Die Fortführung der Stockhiebe wurde offiziell wegen Badawis kritischem Gesundheitszustand ausgesetzt. Ob das auch ohne den Protest und den Druck wichtiger Handelspartner, die durch die bestialische Praxis auf den Plan gerufen wurden, passiert wäre, ist fraglich. Saudi-Arabien musste zwischen Peitsche und Profit abwägen. Badawis Fall zeigt: Auch Autokratien haben Interessen und sind zu Kompromissen bereit. Dazu braucht es aber den Druck von außen, und der entfaltet sich nur durch Aufmerksamkeit.

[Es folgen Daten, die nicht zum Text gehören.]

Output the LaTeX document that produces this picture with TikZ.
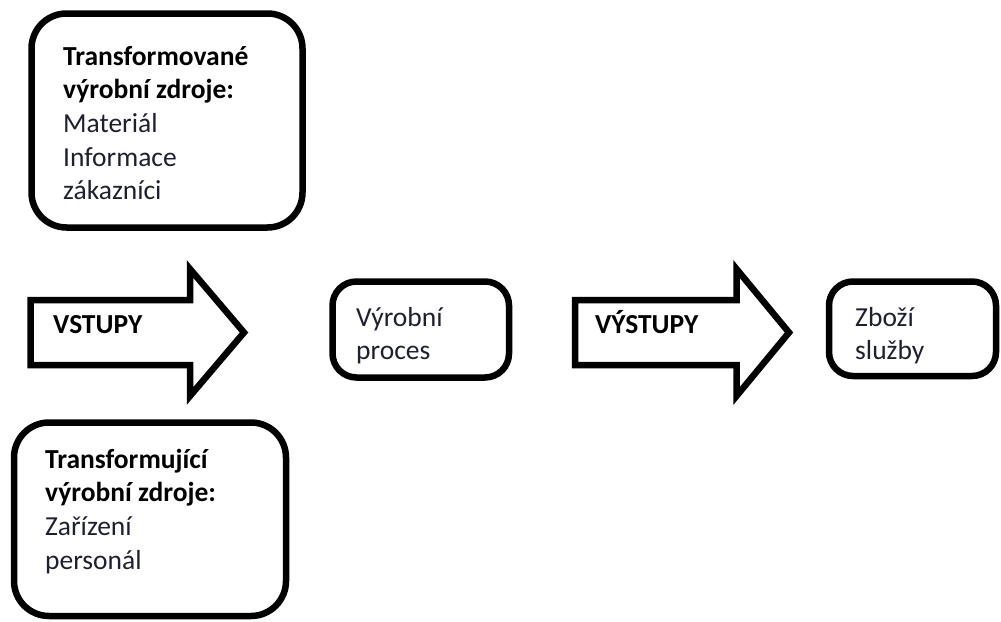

Das öffentliche Interesse ist, woran sich inhaftierte Verfechter der Meinungsfreiheit wie Badawi, Deniz Yücel oder die deutsche Übersetzerin Mesale Tolu, die an diesem Montag vor 50 Tagen verhaftet wurde, klammern können. Es ist ihre Hoffnung auf Freilassung, ihre einzige Trumpfkarte gegen die Ungerechtigkeit. Allerdings zieht auch die nicht immer, siehe die Fälle Yücel, Tolu oder Dawit Isaak. Das ist der schwedisch-eritreische Journalist, der seit fast 17 Jahren in Eritrea im Gefängnis sitzt. Die größte Gefahr für sie alle bleibt dennoch das Vergessenwerden.

Badawis Gefangenschaft ist ein fortwährender Skandal ohne dauernde Empörung. Sein Bekenntnis zur Meinungsfreiheit hat ihn hinter Gitter gebracht, unseres muss ihn da rausholen. Es ist zu still um ihn geworden.